1:do NOT name slaughter chickens
2:do NOT try to love slaughter chickens
3:do NOT play with slaughter chickens
4:try your best to not care or think about your slaughter chickens, remember that ornamental and layer hens and breeding roosters are more pet-like, and slaughter chickens are for MEAT ONLY

Once the newcomers learn that they don't even shed a tear herding their animal they worked on and trained with all year as they heard it onto the slaughter truck

Might sound morbid, but this is what we do. I hope I helped you not be as attached to the slaughter birds from now on! :) Also from the picture I see its named NazNaz and you put a date on when it was killed. Its a meat hen, not a pet hen. If you care and love to meat hens/animals, when you kill it, its more like throwing a funeral when you just killed your dog then eating the dead dog. Never name the meat hen, ever!
 
I'm not going to make a comment about people going soft. That's not what this is about. Nor should it be read that way. There are no victims here.

Response to processing a chicken (or any animal) that you have raised yourself is sort of like handedness - it relates to how you are wired, though it can be trained to some extent. Sit down, unpack your feelings, give 'em a good look over. Some, perhaps most, of what you feel is honest. But some portion is a learned response to modern societal expectations, I suspect you will find. Those you can cast aside as an obstruction to what needs doing.

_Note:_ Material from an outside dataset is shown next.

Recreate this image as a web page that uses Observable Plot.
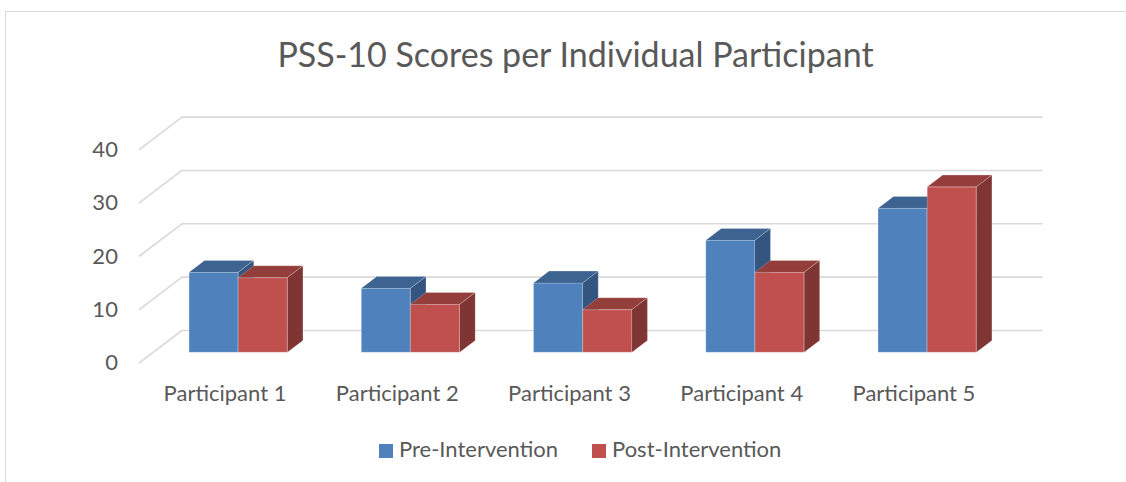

Of course, how you raise your birds has some effect on the stregth of any emotional attachment as well - its nature and nuture both, given force by experience. SOme people can't have birds underfoot without forming those attachments, or in their laps, or name them, or whatever. If you are going to continue to have chickens, particularly if you hatch chickens (as I do, every three weeks - 6 hatched in the last 24 hours +/-), you are going to have to find a management method (including culling/butchering) that works for you - or you should give serious thought to abandoning your chicken keeping hobby.

"When the need arises - and it does - you must be able to shoot your own dog. Don't farm it out - that doesn't make it nicer, it makes it worse." - Robert A. Heinlein

I happen to be a pretty lousy human being - its how I'm wired. People like me are needed in the tribe (much less than we used to be). For butchering, for science, for when pragmatism is required. OTOH, without people who feel intensely, who empathize well with others, its quite likely the family, the tribe, never would have grown into society.

Takes all kinds.
 
I'll probably never raise animals for meat because I'll become way too attatched, but I can understand why it would be a bit upsetting to do so. It's okay to have feelings about your animals, ESPECIALLY the ones that you raise for food yourself. You get attatched to them because you've seen them grow since they were young. It doesn't make you a "snowflake" at all. It shows that you're a good human.
 
This may or may not help. First of all, you need to know I am a wuss. I butchered my first chicken because there was no choice. Nobody else was home and wouldn't be for several days. It was a large (dressed out over 10 pounds) Cornish X and it couldn't walk. It was either butcher it then or let it die and then throw that nice fat roaster in the dumpster. I chose the former. Now, after printing out how to process a chicken I followed the steps one by one. I just did it. I didn't think about it at all. We also had a rule we followed religiously. We never ate pets, and we never made pets out of food so I didn't have a personal attachment to that chicken.

It might help to keep in mind that Cornish X are not long lived. You can either butcher them and use the meat or you can let them die on their own (which in most cases is sooner rather than later) and put them in the dumpster. This last is a waste. In any event the chicken you butchered was in all likelihood not going to last many more weeks.